New Avengers #51New Avengers #51
From: Marvel Comics
Written by: Brian Bendis
Art by: Billy Tan and Chris Bachalo
As the dust settles from the events of last issue Brian Bendis takes a decidedly different route on his latest arc in New Avengers, and just in the nick of time. Don’t get me wrong I have been thoroughly enjoying what Bendis has been doing with this particular set of Avengers, but due to the nature of events like Secret Invasion and Civil War it has been a while since the New Avengers have actually taken on a mission of the superhero variety and while the main plotline is a set-up for Doctor Strange’s story, the real moment of this issue is a stunning revelation that may seem familiar but works perfectly in the parameters of what Bendis is trying to establish within this group of Avengers, trust someone.
Picking up on threads left over from a multitude of events Bendis jumps immediately into the story which mainly focuses on Dr. Strange’s search for the new Sorcerer Supreme. As most readers will remember not only was Dr. Strange ineffective against the Scarlet Witch when she disassembled the Avengers but he was also forced to release a mystic demon, Zom, when the Hulk declared world war. Throw in the fact that he all but disappeared during a secret invasion and it becomes understandable why the good doctor has lost his mojo as well as his mantle as Earth’s Sorcerer Supreme. Using his trademark exposition Bendis does a good job of not only reminding the reader of the Doctor’s current shortcomings but also his feeling of doom as to who may in fact be the current Sorcerer Supreme. Meanwhile the Avengers begin to form a bond but there is one problem with their team, secret identities.

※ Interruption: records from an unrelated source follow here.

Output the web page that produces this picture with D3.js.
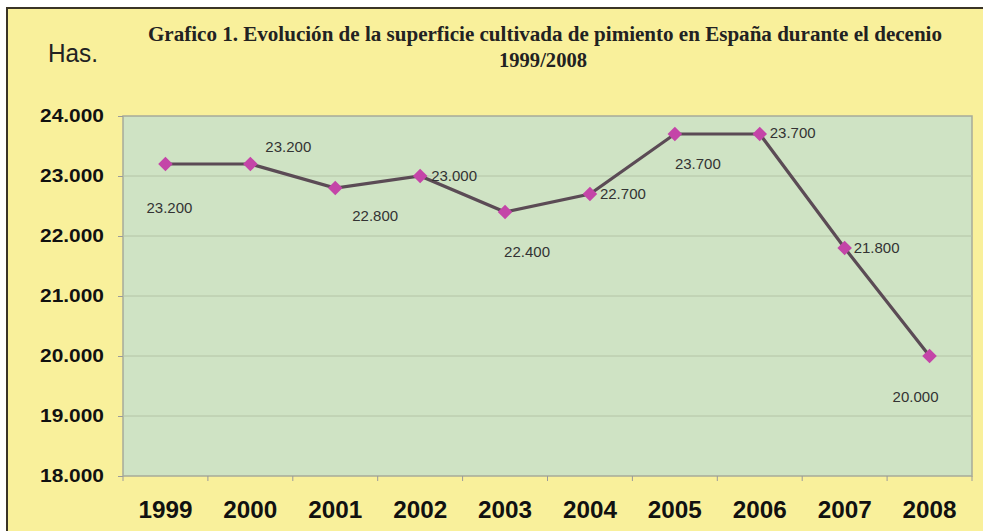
<!DOCTYPE html>
<html>
<head>
<meta charset="utf-8">
<script src="https://cdn.jsdelivr.net/npm/d3@7"></script>
<style>
  body { margin: 0; background: #fff; }
  svg { display: block; }
  .y-axis text { font-family: "Liberation Sans", Arial, sans-serif; font-weight: bold; font-size: 18px; fill: #111; }
  .x-axis text { font-family: "Liberation Sans", Arial, sans-serif; font-weight: bold; font-size: 24px; fill: #111; }
  .axis path, .axis line { stroke: #9a9a9a; }
  .grid line { stroke: #b4c4a6; stroke-width: 1; }
  .value-label { font-family: "Liberation Sans", Arial, sans-serif; font-size: 15px; fill: #333; }
</style>
</head>
<body>
<div id="chart"></div>
<script>
const years = ['1999', '2000', '2001', '2002', '2003', '2004', '2005', '2006', '2007', '2008'];
const hectares = [23200, 23200, 22800, 23000, 22400, 22700, 23700, 23700, 21800, 20000];
const yTicks = [18000, 19000, 20000, 21000, 22000, 23000, 24000];
// value label offset from its point: [dx, dy, anchor]
const labelOffsets = [
    [4, 49, 'middle'], [15, -12, 'start'], [17, 33, 'start'], [11, 5, 'start'], [22, 45, 'middle'],
    [10, 5, 'start'], [23, 35, 'middle'], [10, 4, 'start'], [9, 5, 'start'], [-14, 46, 'middle'],
];

const width = 983, height = 531;
const margin = { left: 123, top: 116, right: 11, bottom: 55 };
const innerW = width - margin.left - margin.right;
const innerH = height - margin.top - margin.bottom;

const fmt = d3.format(',.0f');
const esNum = (v) => fmt(v).replace(/,/g, '.');

const svg = d3.select('#chart').append('svg')
    .attr('width', width)
    .attr('height', height);

// outer panel
svg.append('rect')
    .attr('x', 7).attr('y', 8)
    .attr('width', width + 10).attr('height', height + 10)
    .attr('fill', '#f9f09b')
    .attr('stroke', '#3a3426')
    .attr('stroke-width', 2);

svg.append('text')
    .attr('x', 545).attr('y', 41)
    .attr('text-anchor', 'middle')
    .attr('font-family', '"Liberation Serif", "Times New Roman", serif')
    .attr('font-weight', 'bold')
    .attr('font-size', 20)
    .attr('fill', '#222')
    .attr('textLength', 794)
    .attr('lengthAdjust', 'spacingAndGlyphs')
    .text('Grafico 1. Evolución de la superficie cultivada de pimiento en España durante el decenio');

svg.append('text')
    .attr('x', 543).attr('y', 67)
    .attr('text-anchor', 'middle')
    .attr('font-family', '"Liberation Serif", "Times New Roman", serif')
    .attr('font-weight', 'bold')
    .attr('font-size', 21)
    .attr('fill', '#222')
    .attr('textLength', 88)
    .attr('lengthAdjust', 'spacingAndGlyphs')
    .text('1999/2008');

svg.append('text')
    .attr('x', 48).attr('y', 62)
    .attr('font-family', '"Liberation Sans", Arial, sans-serif')
    .attr('font-size', 26)
    .attr('fill', '#222')
    .attr('textLength', 50)
    .attr('lengthAdjust', 'spacingAndGlyphs')
    .text('Has.');

const x = d3.scaleBand().domain(years).range([0, innerW]);
const y = d3.scaleLinear().domain([18000, 24000]).range([innerH, 0]);

const g = svg.append('g').attr('transform', `translate(${margin.left},${margin.top})`);

g.append('rect')
    .attr('width', innerW).attr('height', innerH)
    .attr('fill', '#cfe3c4')
    .attr('stroke', '#a7ab9a')
    .attr('stroke-width', 1.5);

g.append('g').attr('class', 'grid')
    .selectAll('line')
    .data(yTicks.slice(1, -1))
    .join('line')
    .attr('x1', 0).attr('x2', innerW)
    .attr('y1', (d) => y(d)).attr('y2', (d) => y(d));

g.append('g').attr('class', 'axis y-axis')
    .call(d3.axisLeft(y).tickValues(yTicks).tickFormat(esNum).tickSize(5).tickPadding(14))
    .call((a) => a.select('.domain').remove())
    .selectAll('text')
    .attr('textLength', 64)
    .attr('lengthAdjust', 'spacingAndGlyphs');

const xAxis = g.append('g').attr('class', 'axis x-axis')
    .attr('transform', `translate(0,${innerH})`)
    .call(d3.axisBottom(x).tickSize(0).tickPadding(25));
xAxis.select('.domain').remove();
xAxis.selectAll('text')
    .attr('textLength', 54)
    .attr('lengthAdjust', 'spacingAndGlyphs');
// tick marks sit between the categories
xAxis.selectAll('.boundary')
    .data(d3.range(years.length + 1))
    .join('line')
    .attr('stroke', '#9a9a9a')
    .attr('x1', (i) => i * x.step()).attr('x2', (i) => i * x.step())
    .attr('y1', 0).attr('y2', 5);

const cx = (d, i) => x(years[i]) + x.bandwidth() / 2;

g.append('path')
    .datum(hectares)
    .attr('fill', 'none')
    .attr('stroke', '#5b4b55')
    .attr('stroke-width', 3.2)
    .attr('d', d3.line().x((d, i) => cx(d, i)).y((d) => y(d)));

g.selectAll('.marker')
    .data(hectares)
    .join('path')
    .attr('class', 'marker')
    .attr('transform', (d, i) => `translate(${cx(d, i)},${y(d)})`)
    .attr('d', d3.symbol(d3.symbolDiamond2, 135))
    .attr('fill', '#c445a8');

g.selectAll('.value-label')
    .data(hectares)
    .join('text')
    .attr('class', 'value-label')
    .attr('x', (d, i) => cx(d, i) + labelOffsets[i][0])
    .attr('y', (d, i) => y(d) + labelOffsets[i][1])
    .attr('text-anchor', (d, i) => labelOffsets[i][2])
    .text((d) => esNum(d));
</script>
</body>
</html>
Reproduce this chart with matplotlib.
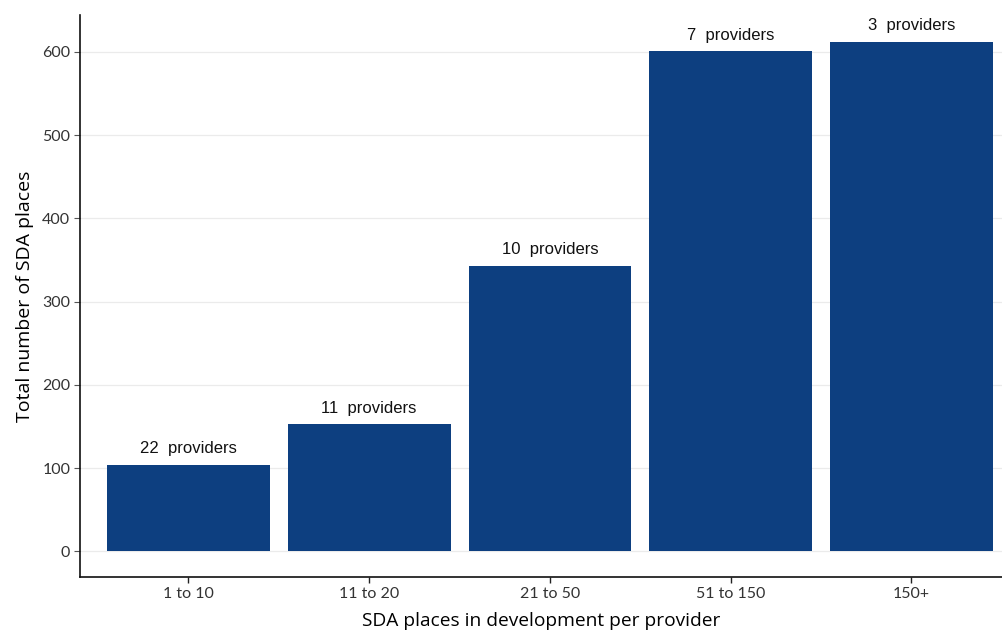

Bendis is smart to utilize the doubt and fear brought about by Civil War and Secret Invasion to address the elephant in the room that is Spider-Man’s secret identity as it adds a nice layer of intrigue to the moment of “will he” or “won’t he”. By using a little logic and a lot of balls Bendis gives the Avengers and readers the answer in one startling panel that was completely unexpected but made perfect sense in the context of the story. I have to admit I forgot how long it has been since the New Avengers have been on a real mission and seeing them finally moving forward not only as individuals but as a team was a nice surprise.
I’m sure there will be some readers who will be completely unaffected by the moment, but for me it really shows how far the New Avengers have grown as a team and the respect they have for each other. Not only that it allows Bendis some time to flex his writing muscles by basically recreating a scene that took place during Civil War with even better comedic effect thanks to a little deja-vu. With the New Avengers finally a team and their leadership in place the Avengers newest missions falls quite literally into their laps, but at least it does come in the form of one of their own.
Billy Tan and Chris Bachalo handle the art chores with varying degrees of success. On the team art, Tan continues to have some problems with anatomy and has a tendency to make Ronin/Clint look almost Hulk-like in the upper body. Shortcoming aside Tan is really becoming a master of emotive expression. The conversation between the Avengers works well mainly due to Tan’s growing skills in portraying emotion and his Bagley-inspired layouts allow his art to really stand out and help to sell the story. Not only do Tan’s layout make the conversation feel natural as the scenes flow together in a believable manner which really helps to ground the story.
Chris Bachalo handles the art chores on the mystical aspects of this issue and does a solid job of capturing the mystic aspects of his scenes. The main problem I have with Bachalo’s art is the complete lack of expression. His Doctor Strange comes across as bored and uninterested as does his companion from the Young Avengers, Billy “Wiccan” Kaplan. This proves to be a minor problem as the majority of Bachalo’s pages are one long conversation and the lack of any emotion distracted from the overall seriousness of Dr. Strange’s conversation. Yet that is all but forgotten when one goes back and looks at the imaginative way in which he renders one of Strange’s oldest adversaries the Dreaded Dormammu.
After the multitude of events that basically had them spinning in place and never really forming a workable team dynamic it’s nice to see Bendis address the issue. I especially enjoy how this issue really is a natural story extension of events that have taken place in the Marvel Universe over the last few years as it adds another layer of cohesion to the story and anchors it firmly into established continuity. Plus Doctor Strange is back, who doesn’t want that?